Collect after a minimum 8-hour fast. The patient should avoid intense exercise for 24 hours before the draw, as recent vigorous training transiently suppresses C-peptide, which could produce a falsely reassuring low value in a person with underlying insulin resistance. Collect in a serum separator tube; C-peptide is stable for 24 hours at 4 degrees Celsius or can be frozen at minus 20 degrees Celsius for longer storage [1].
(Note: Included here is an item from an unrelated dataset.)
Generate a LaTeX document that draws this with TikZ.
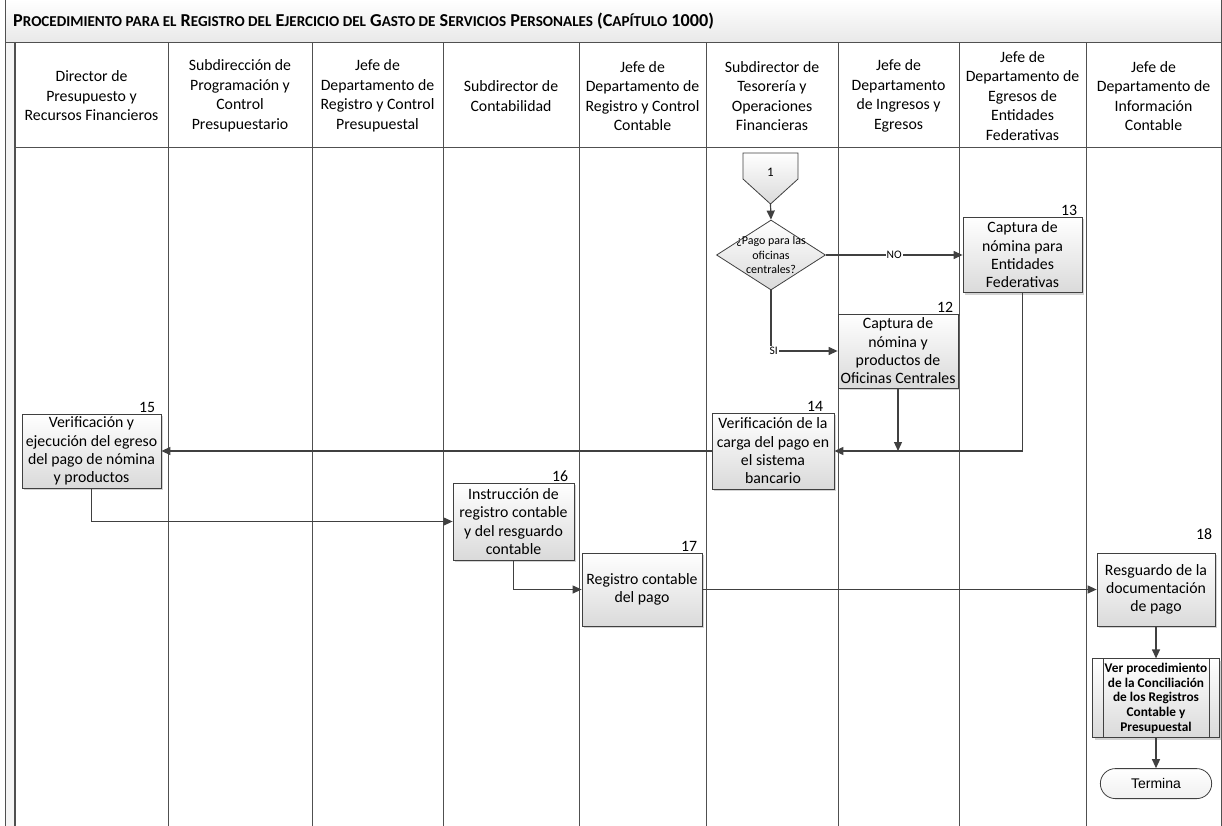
\documentclass[tikz,border=0pt]{standalone}
\usepackage{fontspec}
\setmainfont{Carlito}
\newfontfamily\arialfont{Liberation Sans}
\usetikzlibrary{arrows.meta, positioning, shapes.geometric, shapes.misc, shadows, calc}
\definecolor{linegray}{HTML}{404040}
\definecolor{lanegray}{HTML}{505050}
\definecolor{boxbottom}{HTML}{DADADA}
\newcommand{\smc}[1]{{\fontsize{15.1}{16}\selectfont #1}}

\begin{document}
\begin{tikzpicture}[x=1pt, y=-1pt,
  every node/.style={font=\fontsize{15.8}{18.3}\selectfont},
  lane/.style={draw=lanegray, line width=1pt},
  head/.style={align=center, inner sep=0pt, font=\fontsize{15.8}{19.5}\selectfont},
  act/.style={draw=linegray, line width=0.8pt, top color=white, bottom color=boxbottom, align=center, inner sep=0pt,
    drop shadow={shadow xshift=2pt, shadow yshift=-2pt, opacity=0.35}},
  decision/.style={diamond, draw=linegray, line width=0.8pt, top color=white, bottom color=boxbottom, inner sep=0pt,
    minimum width=109pt, minimum height=70pt},
  dectext/.style={align=center, inner sep=0pt, font=\fontsize{12}{14.7}\selectfont},
  numlbl/.style={anchor=south east, inner sep=1pt},
  arr/.style={-{Triangle[length=9pt, width=8pt]}, draw=linegray, line width=1.2pt},
  cond/.style={fill=white, inner sep=1pt, font=\fontsize{11.5}{12}\selectfont},
  subproc/.style={act, font=\bfseries\fontsize{13.3}{14.8}\selectfont, minimum width=127pt, minimum height=79pt},
  ending/.style={rounded rectangle, draw=linegray, line width=0.8pt, top color=white, bottom color=gray!12,
    font=\arialfont\fontsize{14}{16}\selectfont, minimum width=118pt, minimum height=30pt}
]
  \useasboundingbox (0,0) rectangle (1222,826);

  % pool and lanes
  \shade[top color=white, bottom color=gray!18] (5,0) rectangle (1221,43);
  \fill[gray!8] (5,43) rectangle (15,826);
  \draw[lane] (5,826) -- (5,0) -- (1221,0) -- (1221,826);
  \draw[lane] (5,43) -- (1221,43);
  \draw[lanegray, line width=2pt] (15,43) -- (15,826);
  \draw[lane] (15,148) -- (1221,148);
  \foreach \x in {168,312,443,579,706,838,959,1086}
    \draw[lane] (\x,43) -- (\x,826);

  \node[anchor=base west, inner sep=0pt, font=\bfseries\fontsize{18.2}{19}\selectfont] (title) at (13,27)
    {P\smc{ROCEDIMIENTO PARA EL} R\smc{EGISTRO DEL} E\smc{JERCICIO DEL} G\smc{ASTO DE} S\smc{ERVICIOS} P\smc{ERSONALES} (C\smc{APÍTULO} 1000)};

  \node[head] (h1) at (91.5,96) {Director de\\Presupuesto y\\Recursos Financieros};
  \node[head] (h2) at (240,96) {Subdirección de\\Programación y\\Control\\Presupuestario};
  \node[head] (h3) at (377.5,96) {Jefe de\\Departamento de\\Registro y Control\\Presupuestal};
  \node[head] (h4) at (511,96) {Subdirector de\\Contabilidad};
  \node[head] (h5) at (642.5,96) {Jefe de\\Departamento de\\Registro y Control\\Contable};
  \node[head] (h6) at (772,96) {Subdirector de\\Tesorería y\\Operaciones\\Financieras};
  \node[head] (h7) at (898.5,96) {Jefe de\\Departamento\\de Ingresos y\\Egresos};
  \node[head] (h8) at (1022.5,96) {Jefe de\\Departamento de\\Egresos de\\Entidades\\Federativas};
  \node[head] (h9) at (1153.5,96) {Jefe de\\Departamento de\\Información\\Contable};

  % off-page connector
  \coordinate (off1tip) at (770.5,204);
  \shade[draw=linegray, line width=0.8pt, top color=white, bottom color=boxbottom]
    (743,153) -- (798,153) -- (798,179) -- (off1tip) -- (743,179) -- cycle;
  \node (off1) at (770.5,172) {\fontsize{13}{14}\selectfont 1};

  % activities
  \node[decision, label={[dectext]center:{¿Pago para las\\oficinas\\centrales?}}] (dec) at (771,255) {};
  \node[act, minimum width=119pt, minimum height=75pt, label={[numlbl, xshift=-4pt]north east:13}] (b13) at (1022.5,255)
    {Captura de\\nómina para\\Entidades\\Federativas};
  \node[act, minimum width=120pt, minimum height=74pt, label={[numlbl, xshift=-4pt]north east:12}] (b12) at (898,351)
    {Captura de\\nómina y\\productos de\\Oficinas Centrales};
  \node[act, minimum width=122pt, minimum height=76pt, label={[numlbl, xshift=-10pt]north east:14}] (b14) at (773,451)
    {Verificación de la\\carga del pago en\\el sistema\\bancario};
  \node[act, minimum width=139pt, minimum height=74pt, label={[numlbl, xshift=-5pt]north east:15}] (b15) at (91.5,451)
    {Verificación y\\ejecución del egreso\\del pago de nómina\\y productos};
  \node[act, minimum width=121pt, minimum height=77pt, label={[numlbl, xshift=-5pt]north east:16}] (b16) at (513.5,521.5)
    {Instrucción de\\registro contable\\y del resguardo\\contable};
  \node[act, minimum width=120pt, minimum height=73pt, label={[numlbl, xshift=-4pt]north east:17}] (b17) at (642,589.5)
    {Registro contable\\del pago};
  \node[act, minimum width=118pt, minimum height=73pt, label={[numlbl, xshift=-2pt, yshift=12pt]north east:18}] (b18) at (1156,589.5)
    {Resguardo de la\\documentación\\de pago};
  \node[subproc, below=32pt of b18] (sub)
    {Ver procedimiento\\de la Conciliación\\de los Registros\\Contable y\\Presupuestal};
  \draw[linegray, line width=0.8pt] ($(sub.north west)+(11,0)$) -- ($(sub.south west)+(11,0)$);
  \draw[linegray, line width=0.8pt] ($(sub.north east)+(-11,0)$) -- ($(sub.south east)+(-11,0)$);
  \node[ending, below=30pt of sub] (term) {Termina};

  % connectors
  \draw[arr] (off1tip) -- (dec.north);
  \draw[arr] (dec.east) -- node[cond]{NO} (b13.west);
  \draw[arr] (dec.south) |- node[cond, pos=0.52]{SI} (b12.west);
  \draw[arr] (b13.south) |- (b14.east);
  \draw[arr] (b12.south) -- (b12.south |- b14.east);
  \draw[arr] (b14.west) -- (b15.east);
  \draw[arr] (b15.south) |- (b16.west);
  \draw[arr] (b16.south) |- (b17.west);
  \draw[arr] (b17.east) -- (b18.west);
  \draw[arr] (b18.south) -- (sub.north);
  \draw[arr] (sub.south) -- (term.north);
\end{tikzpicture}
\end{document}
Stimulated C-Peptide Protocol

Use either a mixed-meal tolerance test (MMTT) or a 75 g oral glucose tolerance test with samples at 0, 60, and 90 minutes, or a glucagon stimulation test (1 mg IV glucagon, sample at 6 minutes). The MMTT is preferred in clinical research for its physiological relevance; the glucagon test is faster and more practical in outpatient settings. Per the American Diabetes Association's 2024 Standards of Care, a glucagon-stimulated C-peptide <0.6 nmol/L (approximately 1.8 ng/mL) after 3 years of type 2 diabetes diagnosis suggests significant beta-cell decline and should prompt reassessment of pharmacologic strategy [5].

Interpreting Results in the Context of Training

A clinician reviewing C-peptide in an athletic patient should account for training status. A fasting C-peptide of 0.8 ng/mL in a competitive triathlete is different from the same value in a sedentary 55-year-old with a BMI of 31. Always pair C-peptide with fasting glucose, HOMA-IR (calculated from fasting insulin and glucose), and body composition data for a complete picture. HealthRX panels include all four markers in the standard metabolic optimization draw.
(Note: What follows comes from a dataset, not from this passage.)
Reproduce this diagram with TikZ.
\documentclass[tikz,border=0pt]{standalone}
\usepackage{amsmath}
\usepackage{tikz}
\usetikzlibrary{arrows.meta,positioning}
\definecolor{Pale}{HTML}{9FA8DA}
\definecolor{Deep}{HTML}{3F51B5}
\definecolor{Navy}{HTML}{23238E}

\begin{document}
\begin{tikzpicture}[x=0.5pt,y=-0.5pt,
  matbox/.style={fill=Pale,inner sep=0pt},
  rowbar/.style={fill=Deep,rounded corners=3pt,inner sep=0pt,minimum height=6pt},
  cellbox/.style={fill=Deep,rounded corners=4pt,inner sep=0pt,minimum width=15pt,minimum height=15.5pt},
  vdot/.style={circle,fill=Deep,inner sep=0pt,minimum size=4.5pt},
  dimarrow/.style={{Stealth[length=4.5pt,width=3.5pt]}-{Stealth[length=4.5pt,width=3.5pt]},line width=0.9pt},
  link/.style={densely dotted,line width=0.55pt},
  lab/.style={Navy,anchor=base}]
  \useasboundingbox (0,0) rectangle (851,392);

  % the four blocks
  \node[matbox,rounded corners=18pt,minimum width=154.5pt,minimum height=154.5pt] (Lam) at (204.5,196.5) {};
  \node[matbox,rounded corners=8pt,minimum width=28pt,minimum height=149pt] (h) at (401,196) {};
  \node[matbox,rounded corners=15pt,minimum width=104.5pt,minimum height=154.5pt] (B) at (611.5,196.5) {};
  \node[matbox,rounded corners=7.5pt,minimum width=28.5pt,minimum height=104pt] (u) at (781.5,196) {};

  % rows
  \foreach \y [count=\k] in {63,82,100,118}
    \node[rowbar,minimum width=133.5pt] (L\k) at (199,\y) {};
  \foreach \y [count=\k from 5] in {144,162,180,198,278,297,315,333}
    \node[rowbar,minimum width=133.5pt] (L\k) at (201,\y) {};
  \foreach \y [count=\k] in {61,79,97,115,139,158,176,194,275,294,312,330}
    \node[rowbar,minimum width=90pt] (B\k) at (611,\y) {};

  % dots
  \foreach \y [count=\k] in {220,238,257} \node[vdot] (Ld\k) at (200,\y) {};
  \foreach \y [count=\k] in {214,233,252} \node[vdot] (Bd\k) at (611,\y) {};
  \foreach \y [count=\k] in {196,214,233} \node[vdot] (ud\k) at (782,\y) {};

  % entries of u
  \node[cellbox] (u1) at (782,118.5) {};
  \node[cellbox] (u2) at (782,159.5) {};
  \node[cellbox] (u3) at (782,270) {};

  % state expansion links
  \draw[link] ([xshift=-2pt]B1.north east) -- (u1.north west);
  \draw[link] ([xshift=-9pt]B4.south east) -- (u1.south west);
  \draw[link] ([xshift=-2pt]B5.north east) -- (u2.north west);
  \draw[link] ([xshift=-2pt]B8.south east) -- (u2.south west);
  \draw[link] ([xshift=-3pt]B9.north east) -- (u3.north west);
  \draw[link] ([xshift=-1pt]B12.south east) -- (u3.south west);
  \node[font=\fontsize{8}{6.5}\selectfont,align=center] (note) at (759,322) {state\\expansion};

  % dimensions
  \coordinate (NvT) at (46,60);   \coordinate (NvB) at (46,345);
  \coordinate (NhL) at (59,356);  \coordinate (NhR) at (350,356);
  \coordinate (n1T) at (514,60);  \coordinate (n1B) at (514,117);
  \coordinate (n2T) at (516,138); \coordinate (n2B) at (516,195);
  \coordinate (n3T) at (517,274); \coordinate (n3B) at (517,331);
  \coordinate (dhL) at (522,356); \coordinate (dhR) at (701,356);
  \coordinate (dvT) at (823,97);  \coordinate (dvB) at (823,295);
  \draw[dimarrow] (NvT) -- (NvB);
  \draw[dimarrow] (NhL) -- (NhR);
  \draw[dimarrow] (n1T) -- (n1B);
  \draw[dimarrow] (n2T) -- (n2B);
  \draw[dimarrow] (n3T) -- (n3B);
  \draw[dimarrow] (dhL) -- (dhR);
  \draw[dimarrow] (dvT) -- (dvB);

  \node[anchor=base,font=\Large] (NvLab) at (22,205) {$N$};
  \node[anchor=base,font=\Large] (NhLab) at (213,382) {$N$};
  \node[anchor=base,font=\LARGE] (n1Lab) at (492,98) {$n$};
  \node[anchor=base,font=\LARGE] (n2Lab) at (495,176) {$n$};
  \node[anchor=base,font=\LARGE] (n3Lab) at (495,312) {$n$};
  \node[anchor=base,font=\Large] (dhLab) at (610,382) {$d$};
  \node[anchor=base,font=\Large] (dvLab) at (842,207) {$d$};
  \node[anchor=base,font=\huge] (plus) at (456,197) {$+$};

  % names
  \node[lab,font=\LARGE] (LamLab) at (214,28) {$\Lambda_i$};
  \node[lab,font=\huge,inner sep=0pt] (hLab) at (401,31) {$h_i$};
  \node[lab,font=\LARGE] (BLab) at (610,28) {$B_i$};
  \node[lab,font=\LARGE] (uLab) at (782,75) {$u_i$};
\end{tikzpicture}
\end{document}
Medications That Affect C-Peptide: Implications for Interpretation

Several drug classes significantly alter C-peptide levels and must be noted before drawing clinical conclusions.

GLP-1 receptor agonists (semaglutide, tirzepatide, liraglutide) increase glucose-stimulated C-peptide release by potentiating beta-cell response to glucose. Patients on these agents may show elevated stimulated C-peptide that does not reflect intrinsic beta-cell improvement. The SUSTAIN-6 trial (N=3,297) reported that semaglutide 0.5 to 1.0 mg weekly did not significantly alter fasting C-peptide at 104 weeks, suggesting the effect is mainly on stimulated rather than basal secretion [15].

SGLT2 inhibitors (empagliflozin, dapagliflozin) reduce fasting C-peptide modestly by lowering glucotoxicity on beta cells. Metformin has minimal direct effect on C-peptide independent of its insulin-sensitizing action. Thiazolidinediones (pioglitazone) reduce C-peptide by improving peripheral insulin sensitivity, similar in direction to the effect of exercise.

Corticosteroids raise both fasting and stimulated C-peptide by inducing peripheral insulin resistance, sometimes dramatically. A patient on prednisone 20 mg daily may show a fasting C-peptide of 5.0 ng/mL with normal fasting glucose, a pattern called steroid-induced insulin resistance that normalizes when the corticosteroid is tapered.